## Records supplied
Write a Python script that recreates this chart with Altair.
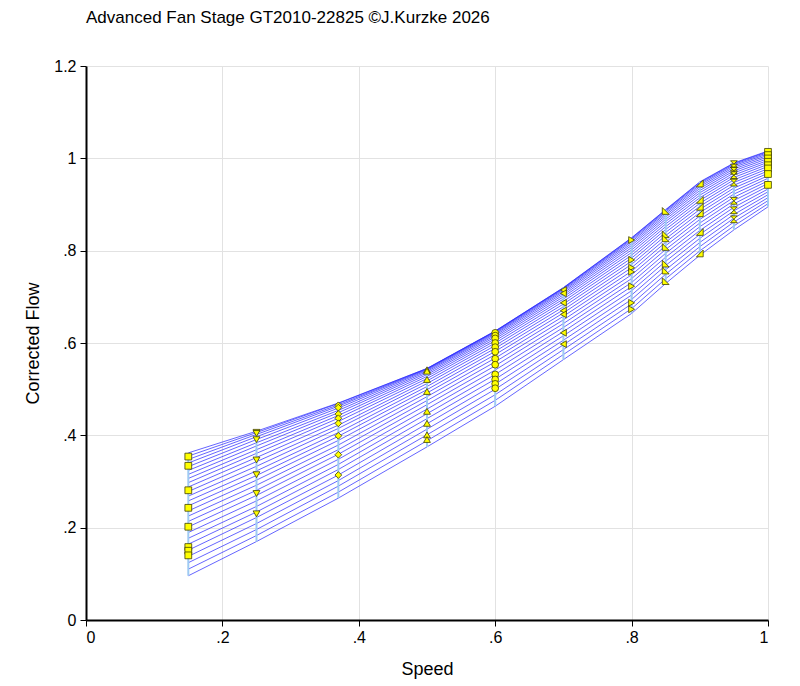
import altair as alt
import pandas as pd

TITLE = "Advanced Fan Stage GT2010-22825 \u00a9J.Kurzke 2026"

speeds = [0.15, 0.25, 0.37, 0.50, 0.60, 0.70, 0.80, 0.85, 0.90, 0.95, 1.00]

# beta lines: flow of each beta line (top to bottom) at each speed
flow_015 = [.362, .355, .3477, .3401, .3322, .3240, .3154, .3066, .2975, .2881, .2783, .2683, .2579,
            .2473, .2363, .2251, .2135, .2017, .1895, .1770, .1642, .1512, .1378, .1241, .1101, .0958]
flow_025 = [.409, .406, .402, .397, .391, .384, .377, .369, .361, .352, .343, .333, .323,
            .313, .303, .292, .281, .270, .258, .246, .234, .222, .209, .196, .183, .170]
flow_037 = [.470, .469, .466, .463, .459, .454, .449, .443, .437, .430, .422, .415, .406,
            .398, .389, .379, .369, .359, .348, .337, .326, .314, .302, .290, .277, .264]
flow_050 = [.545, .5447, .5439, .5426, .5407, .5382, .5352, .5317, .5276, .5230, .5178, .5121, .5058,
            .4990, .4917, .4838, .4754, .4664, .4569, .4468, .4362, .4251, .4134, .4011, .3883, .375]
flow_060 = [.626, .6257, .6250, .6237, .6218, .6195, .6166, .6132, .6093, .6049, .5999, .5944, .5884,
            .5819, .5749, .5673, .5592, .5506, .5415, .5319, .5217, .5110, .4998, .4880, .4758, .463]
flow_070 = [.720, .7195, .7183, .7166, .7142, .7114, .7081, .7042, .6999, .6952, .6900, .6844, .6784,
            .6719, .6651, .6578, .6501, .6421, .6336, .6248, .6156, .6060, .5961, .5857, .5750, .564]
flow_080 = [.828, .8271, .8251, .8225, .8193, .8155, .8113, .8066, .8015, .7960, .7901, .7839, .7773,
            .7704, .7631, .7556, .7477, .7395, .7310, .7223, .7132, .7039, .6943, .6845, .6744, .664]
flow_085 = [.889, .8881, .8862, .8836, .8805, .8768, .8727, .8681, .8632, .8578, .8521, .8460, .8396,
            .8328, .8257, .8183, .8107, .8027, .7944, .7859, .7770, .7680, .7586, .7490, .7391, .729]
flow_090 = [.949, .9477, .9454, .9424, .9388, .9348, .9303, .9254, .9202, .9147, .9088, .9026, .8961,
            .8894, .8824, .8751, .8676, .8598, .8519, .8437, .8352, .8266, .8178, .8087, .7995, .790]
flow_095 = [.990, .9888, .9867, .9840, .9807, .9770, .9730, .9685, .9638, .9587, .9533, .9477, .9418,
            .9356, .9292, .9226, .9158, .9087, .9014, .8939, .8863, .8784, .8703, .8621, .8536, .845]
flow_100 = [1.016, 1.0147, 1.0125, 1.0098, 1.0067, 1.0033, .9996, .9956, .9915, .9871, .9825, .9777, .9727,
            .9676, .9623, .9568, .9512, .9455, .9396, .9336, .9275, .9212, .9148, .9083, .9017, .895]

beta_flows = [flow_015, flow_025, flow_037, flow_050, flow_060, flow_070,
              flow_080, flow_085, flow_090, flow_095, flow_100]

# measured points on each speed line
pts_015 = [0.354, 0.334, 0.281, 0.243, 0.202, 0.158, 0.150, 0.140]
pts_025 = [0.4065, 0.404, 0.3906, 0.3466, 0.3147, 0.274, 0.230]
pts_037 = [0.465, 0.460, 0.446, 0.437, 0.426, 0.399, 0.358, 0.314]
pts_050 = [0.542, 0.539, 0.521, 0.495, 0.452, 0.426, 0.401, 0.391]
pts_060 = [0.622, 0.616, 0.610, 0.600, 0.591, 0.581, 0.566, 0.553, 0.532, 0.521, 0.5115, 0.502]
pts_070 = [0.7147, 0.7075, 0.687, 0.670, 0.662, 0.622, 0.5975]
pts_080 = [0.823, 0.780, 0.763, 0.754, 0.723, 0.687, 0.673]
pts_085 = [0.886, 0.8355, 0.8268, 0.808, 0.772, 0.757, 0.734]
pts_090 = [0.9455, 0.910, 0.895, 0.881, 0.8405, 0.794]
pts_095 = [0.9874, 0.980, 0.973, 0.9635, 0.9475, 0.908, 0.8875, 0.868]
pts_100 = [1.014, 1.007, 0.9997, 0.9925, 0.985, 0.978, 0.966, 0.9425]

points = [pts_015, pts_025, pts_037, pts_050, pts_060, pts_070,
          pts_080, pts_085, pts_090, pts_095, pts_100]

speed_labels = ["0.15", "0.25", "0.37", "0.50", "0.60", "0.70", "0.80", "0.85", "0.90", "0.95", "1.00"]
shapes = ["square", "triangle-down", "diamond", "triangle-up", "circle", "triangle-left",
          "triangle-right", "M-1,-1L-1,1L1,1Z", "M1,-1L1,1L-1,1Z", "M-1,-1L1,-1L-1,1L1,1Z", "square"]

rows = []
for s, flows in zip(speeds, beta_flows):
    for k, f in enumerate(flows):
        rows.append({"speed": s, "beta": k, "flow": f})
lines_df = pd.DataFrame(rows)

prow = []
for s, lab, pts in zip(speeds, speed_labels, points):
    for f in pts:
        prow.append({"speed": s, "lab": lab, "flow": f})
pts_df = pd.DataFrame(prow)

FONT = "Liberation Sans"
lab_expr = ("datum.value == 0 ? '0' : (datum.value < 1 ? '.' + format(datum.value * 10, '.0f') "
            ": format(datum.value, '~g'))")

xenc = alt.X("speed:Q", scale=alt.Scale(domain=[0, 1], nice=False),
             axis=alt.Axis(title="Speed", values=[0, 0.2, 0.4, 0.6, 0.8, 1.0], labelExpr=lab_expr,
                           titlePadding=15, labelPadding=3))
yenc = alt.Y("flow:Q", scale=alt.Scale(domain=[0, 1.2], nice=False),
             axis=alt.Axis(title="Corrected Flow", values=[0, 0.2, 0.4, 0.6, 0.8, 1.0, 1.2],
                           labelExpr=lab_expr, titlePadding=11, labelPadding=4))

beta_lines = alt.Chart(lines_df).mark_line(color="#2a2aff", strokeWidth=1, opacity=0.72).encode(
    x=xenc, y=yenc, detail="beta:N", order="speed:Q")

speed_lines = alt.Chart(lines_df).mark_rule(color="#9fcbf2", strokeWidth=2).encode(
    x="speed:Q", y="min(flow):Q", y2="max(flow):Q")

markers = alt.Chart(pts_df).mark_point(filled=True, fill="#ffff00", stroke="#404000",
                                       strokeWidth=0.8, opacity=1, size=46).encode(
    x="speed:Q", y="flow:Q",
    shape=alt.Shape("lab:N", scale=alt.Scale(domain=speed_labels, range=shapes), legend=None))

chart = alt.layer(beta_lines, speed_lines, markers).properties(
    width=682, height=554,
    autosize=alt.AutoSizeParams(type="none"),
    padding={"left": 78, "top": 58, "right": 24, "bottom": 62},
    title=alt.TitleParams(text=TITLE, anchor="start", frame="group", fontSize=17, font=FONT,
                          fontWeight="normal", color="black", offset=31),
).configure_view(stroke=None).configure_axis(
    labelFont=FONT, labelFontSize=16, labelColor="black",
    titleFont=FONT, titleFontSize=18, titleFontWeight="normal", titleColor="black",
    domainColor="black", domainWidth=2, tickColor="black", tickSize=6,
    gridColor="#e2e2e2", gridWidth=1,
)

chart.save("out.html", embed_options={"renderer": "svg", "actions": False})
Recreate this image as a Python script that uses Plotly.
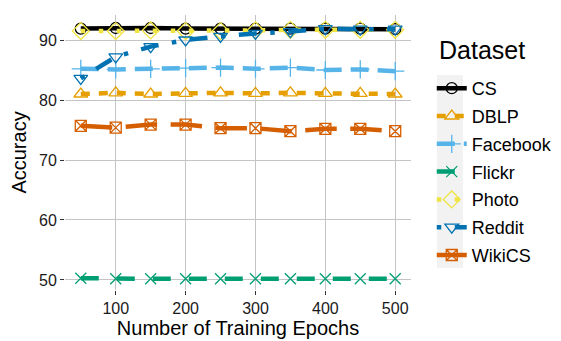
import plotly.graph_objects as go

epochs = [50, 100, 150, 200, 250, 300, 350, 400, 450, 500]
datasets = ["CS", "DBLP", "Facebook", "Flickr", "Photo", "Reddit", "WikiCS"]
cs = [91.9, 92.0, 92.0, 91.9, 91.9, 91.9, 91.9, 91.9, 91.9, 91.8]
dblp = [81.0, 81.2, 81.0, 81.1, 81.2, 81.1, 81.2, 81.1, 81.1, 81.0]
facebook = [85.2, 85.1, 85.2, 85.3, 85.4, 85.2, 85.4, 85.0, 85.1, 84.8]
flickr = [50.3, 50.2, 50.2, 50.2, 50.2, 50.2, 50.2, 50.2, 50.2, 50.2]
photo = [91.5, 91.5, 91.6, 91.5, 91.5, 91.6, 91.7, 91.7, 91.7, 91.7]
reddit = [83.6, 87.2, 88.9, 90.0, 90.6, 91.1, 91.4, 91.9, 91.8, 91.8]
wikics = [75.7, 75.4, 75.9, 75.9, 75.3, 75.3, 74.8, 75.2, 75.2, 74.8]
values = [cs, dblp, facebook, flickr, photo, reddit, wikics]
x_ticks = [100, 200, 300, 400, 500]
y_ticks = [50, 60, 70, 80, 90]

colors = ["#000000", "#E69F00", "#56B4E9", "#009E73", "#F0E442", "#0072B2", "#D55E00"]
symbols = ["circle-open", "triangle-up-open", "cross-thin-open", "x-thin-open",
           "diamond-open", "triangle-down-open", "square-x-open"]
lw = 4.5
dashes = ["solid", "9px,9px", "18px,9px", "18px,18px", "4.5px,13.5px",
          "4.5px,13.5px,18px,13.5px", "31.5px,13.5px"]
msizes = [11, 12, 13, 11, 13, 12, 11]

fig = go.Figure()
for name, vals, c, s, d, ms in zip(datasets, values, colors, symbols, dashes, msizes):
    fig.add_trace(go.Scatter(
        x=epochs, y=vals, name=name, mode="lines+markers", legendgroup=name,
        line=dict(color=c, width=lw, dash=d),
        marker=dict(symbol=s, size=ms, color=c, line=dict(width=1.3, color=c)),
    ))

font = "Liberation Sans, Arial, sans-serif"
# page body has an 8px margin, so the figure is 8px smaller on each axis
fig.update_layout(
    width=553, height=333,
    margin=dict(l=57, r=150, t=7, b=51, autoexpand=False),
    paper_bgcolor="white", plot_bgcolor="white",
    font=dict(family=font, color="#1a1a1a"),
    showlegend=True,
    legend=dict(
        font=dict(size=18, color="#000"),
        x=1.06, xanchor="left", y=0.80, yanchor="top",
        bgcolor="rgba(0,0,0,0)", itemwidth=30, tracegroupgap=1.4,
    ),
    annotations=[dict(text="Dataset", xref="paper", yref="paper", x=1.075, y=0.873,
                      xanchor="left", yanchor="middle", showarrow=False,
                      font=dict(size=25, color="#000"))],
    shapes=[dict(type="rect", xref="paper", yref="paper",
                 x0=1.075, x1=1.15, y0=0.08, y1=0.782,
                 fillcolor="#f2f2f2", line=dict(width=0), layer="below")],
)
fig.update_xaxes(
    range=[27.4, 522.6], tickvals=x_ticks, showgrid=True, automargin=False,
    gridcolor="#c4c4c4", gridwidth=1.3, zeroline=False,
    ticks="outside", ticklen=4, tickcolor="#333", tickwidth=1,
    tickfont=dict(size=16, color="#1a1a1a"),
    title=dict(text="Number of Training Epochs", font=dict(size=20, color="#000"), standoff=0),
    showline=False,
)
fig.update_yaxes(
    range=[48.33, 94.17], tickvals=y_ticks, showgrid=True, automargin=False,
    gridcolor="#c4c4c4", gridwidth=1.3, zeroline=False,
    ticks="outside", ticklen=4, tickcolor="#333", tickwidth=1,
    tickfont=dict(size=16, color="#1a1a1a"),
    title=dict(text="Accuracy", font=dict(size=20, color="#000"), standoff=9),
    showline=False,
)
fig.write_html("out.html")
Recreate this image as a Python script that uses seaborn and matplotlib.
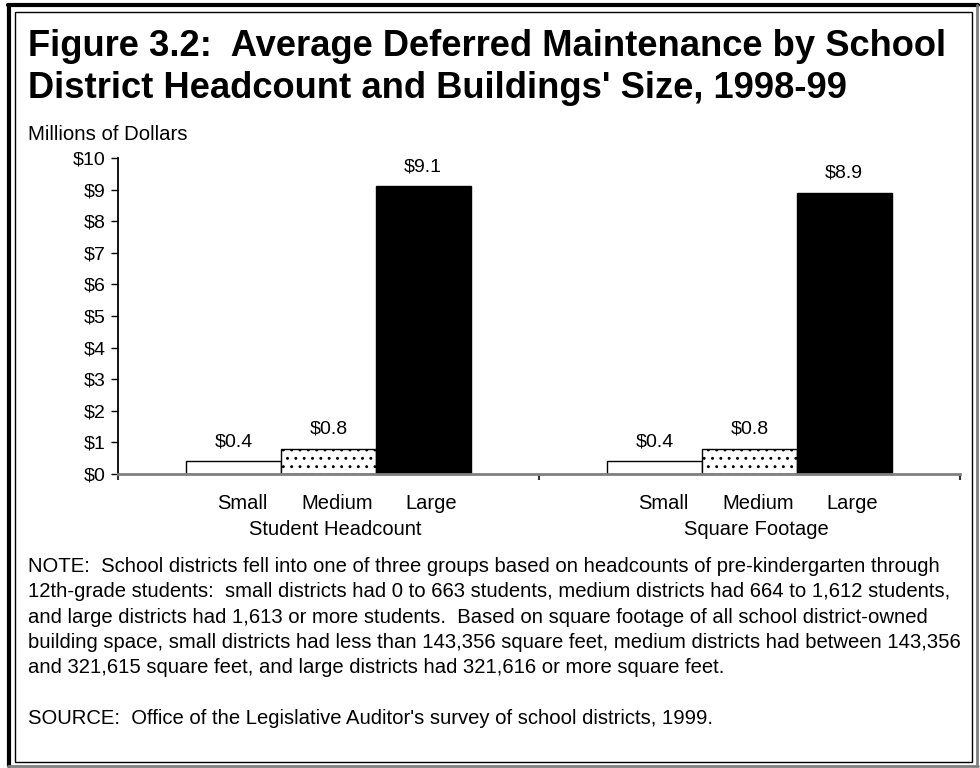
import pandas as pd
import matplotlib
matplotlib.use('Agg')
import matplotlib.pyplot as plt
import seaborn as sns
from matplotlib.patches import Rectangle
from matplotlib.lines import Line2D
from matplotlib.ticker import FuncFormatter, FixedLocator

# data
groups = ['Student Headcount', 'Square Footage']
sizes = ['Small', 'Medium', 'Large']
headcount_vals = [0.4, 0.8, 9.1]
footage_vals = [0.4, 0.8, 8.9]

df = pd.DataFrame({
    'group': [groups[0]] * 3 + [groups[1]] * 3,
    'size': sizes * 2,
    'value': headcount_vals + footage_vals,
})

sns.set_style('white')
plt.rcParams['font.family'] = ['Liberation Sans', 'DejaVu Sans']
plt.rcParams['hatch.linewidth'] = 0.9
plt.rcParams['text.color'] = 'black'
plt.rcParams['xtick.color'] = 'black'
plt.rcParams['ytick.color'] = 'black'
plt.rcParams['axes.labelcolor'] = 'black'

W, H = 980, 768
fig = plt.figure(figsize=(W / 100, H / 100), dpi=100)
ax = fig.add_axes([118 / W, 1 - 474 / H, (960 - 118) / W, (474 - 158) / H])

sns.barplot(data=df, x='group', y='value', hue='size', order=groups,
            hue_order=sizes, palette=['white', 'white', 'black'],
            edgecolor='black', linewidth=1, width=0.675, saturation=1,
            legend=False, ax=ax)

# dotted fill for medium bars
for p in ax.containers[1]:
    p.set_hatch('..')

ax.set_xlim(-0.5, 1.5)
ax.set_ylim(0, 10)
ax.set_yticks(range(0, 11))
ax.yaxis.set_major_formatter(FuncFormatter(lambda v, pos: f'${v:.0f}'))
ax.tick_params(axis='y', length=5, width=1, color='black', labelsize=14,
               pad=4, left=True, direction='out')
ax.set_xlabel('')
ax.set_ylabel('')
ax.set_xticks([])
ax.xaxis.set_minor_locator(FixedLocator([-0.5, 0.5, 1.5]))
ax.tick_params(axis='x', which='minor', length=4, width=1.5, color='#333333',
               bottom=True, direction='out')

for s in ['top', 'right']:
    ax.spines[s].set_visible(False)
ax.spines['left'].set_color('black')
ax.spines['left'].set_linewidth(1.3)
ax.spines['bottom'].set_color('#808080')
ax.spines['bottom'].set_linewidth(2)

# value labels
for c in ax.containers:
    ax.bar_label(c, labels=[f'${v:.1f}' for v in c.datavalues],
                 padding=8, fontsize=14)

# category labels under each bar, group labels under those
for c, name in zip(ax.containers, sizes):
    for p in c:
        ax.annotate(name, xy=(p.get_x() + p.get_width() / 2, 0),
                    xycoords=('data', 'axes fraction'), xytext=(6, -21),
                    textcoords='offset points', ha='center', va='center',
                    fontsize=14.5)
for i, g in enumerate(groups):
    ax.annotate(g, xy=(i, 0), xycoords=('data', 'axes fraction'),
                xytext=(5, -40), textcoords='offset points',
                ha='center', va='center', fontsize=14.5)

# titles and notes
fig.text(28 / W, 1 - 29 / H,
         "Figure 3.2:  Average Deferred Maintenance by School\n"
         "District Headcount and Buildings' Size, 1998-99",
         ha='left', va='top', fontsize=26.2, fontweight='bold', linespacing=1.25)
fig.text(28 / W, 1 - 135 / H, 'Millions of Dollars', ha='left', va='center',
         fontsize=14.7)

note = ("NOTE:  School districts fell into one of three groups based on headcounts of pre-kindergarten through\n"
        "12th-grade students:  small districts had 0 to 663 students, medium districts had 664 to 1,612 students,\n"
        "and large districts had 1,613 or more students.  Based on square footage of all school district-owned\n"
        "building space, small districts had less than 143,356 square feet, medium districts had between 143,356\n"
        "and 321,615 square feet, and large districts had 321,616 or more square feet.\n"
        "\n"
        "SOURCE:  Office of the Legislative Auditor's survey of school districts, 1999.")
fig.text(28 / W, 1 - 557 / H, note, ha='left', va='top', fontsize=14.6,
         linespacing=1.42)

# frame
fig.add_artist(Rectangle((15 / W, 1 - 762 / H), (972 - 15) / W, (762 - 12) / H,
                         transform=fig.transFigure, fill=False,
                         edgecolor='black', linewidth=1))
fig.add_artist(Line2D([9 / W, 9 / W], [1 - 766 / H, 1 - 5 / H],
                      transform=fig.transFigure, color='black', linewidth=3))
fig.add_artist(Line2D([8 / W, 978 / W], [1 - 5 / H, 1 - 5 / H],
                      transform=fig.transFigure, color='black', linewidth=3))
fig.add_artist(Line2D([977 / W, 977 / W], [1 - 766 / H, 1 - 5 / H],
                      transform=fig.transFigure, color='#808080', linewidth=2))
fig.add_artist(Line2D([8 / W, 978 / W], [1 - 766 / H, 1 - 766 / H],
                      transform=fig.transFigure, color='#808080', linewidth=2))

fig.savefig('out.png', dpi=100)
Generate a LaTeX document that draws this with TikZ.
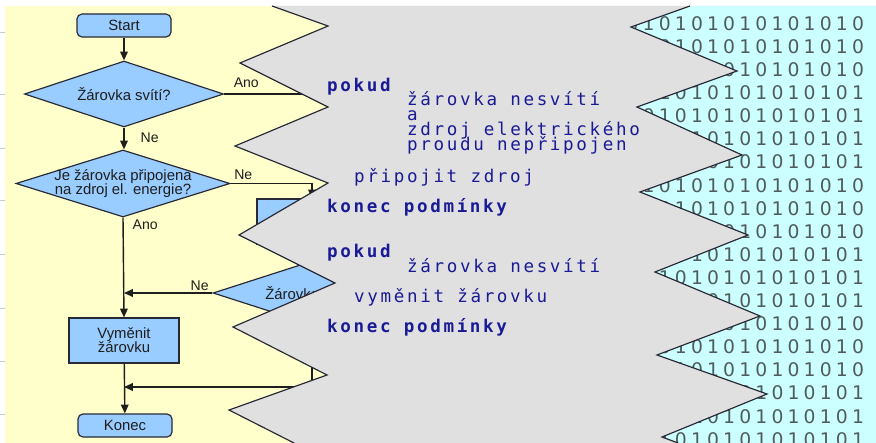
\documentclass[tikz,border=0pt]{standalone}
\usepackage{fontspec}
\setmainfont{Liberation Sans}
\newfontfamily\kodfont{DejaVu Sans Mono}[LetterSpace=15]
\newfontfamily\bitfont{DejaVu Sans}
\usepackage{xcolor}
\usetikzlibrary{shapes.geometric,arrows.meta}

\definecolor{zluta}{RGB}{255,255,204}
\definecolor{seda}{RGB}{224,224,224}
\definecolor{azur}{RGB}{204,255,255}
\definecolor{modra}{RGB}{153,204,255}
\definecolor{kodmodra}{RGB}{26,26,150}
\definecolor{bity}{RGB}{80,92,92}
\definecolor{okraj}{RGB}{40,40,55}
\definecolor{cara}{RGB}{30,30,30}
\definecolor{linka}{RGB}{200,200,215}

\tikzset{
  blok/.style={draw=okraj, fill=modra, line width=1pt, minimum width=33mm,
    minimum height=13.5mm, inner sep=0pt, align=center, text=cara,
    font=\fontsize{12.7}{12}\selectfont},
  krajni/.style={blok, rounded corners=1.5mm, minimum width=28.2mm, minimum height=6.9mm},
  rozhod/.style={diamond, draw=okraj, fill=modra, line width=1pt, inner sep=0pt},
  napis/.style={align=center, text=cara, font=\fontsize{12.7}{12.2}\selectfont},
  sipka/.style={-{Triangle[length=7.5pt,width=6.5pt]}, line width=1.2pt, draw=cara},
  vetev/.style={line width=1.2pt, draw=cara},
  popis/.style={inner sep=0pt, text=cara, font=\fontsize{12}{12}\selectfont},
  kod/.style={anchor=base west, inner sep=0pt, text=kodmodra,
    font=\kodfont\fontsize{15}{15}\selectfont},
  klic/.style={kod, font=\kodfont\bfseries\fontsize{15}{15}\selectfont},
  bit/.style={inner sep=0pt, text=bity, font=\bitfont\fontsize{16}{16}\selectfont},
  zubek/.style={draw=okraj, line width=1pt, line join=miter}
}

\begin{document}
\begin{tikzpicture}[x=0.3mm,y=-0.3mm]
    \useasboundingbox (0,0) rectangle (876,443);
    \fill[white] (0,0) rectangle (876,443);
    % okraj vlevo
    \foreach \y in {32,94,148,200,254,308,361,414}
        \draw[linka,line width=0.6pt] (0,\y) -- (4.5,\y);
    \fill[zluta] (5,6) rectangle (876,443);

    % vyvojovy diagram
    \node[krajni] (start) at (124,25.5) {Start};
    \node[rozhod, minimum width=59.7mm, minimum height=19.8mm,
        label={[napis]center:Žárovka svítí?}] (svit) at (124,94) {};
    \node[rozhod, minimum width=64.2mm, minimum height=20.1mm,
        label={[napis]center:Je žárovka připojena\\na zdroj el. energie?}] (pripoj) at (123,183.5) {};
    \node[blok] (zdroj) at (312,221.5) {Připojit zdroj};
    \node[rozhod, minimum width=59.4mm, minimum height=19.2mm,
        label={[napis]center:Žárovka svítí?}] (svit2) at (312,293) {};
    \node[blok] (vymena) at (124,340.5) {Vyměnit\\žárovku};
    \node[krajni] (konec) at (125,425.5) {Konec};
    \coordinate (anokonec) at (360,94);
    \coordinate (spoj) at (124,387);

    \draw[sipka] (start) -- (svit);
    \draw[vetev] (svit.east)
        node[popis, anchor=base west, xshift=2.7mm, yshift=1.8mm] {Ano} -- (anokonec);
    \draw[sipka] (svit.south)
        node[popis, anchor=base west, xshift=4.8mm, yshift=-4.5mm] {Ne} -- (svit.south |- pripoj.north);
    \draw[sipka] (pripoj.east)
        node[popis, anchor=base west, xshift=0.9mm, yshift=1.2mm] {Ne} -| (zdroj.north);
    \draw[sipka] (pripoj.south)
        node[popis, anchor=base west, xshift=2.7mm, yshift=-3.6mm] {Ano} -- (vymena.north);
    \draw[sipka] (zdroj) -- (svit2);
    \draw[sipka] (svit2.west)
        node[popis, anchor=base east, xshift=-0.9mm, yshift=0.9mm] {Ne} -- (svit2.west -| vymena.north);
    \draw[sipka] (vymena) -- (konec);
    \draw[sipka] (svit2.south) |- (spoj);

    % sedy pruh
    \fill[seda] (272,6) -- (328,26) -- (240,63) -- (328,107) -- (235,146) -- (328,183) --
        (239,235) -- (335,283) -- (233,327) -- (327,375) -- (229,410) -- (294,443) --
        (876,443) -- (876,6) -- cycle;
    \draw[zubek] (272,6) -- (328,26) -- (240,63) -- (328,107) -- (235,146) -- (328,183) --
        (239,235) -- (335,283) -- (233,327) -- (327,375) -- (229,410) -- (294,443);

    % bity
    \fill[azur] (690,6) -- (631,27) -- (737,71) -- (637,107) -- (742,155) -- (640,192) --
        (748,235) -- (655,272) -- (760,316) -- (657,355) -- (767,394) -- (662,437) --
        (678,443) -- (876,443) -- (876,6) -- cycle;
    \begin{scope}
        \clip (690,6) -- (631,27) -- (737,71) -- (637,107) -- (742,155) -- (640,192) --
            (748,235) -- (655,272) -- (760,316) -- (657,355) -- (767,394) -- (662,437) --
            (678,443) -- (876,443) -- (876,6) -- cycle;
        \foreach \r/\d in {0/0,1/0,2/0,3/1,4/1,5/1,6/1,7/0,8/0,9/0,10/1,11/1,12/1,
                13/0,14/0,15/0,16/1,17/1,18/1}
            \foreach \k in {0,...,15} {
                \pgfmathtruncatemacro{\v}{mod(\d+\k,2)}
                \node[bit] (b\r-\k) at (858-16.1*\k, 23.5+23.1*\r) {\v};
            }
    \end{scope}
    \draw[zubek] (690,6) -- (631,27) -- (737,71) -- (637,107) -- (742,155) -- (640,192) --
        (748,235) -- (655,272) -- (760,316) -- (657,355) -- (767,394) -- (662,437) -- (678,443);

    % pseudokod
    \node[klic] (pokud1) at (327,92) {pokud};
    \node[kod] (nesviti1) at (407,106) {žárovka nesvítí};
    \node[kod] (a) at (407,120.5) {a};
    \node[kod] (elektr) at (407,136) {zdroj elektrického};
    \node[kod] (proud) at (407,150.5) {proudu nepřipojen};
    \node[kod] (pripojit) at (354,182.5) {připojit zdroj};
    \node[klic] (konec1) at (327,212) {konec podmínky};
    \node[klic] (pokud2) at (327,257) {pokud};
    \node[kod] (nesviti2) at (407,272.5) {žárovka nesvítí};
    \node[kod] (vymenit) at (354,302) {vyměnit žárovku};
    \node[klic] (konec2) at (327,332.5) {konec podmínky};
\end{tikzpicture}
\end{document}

## Request
Give again, word for word, every line from the top of the data above to the line holding "0.90, 0.95, 1.00]", inclusive, with the pictures left out.

## Exercise output
Write a Python script that recreates this chart with Altair.
import altair as alt
import pandas as pd

TITLE = "Advanced Fan Stage GT2010-22825 \u00a9J.Kurzke 2026"

speeds = [0.15, 0.25, 0.37, 0.50, 0.60, 0.70, 0.80, 0.85, 0.90, 0.95, 1.00]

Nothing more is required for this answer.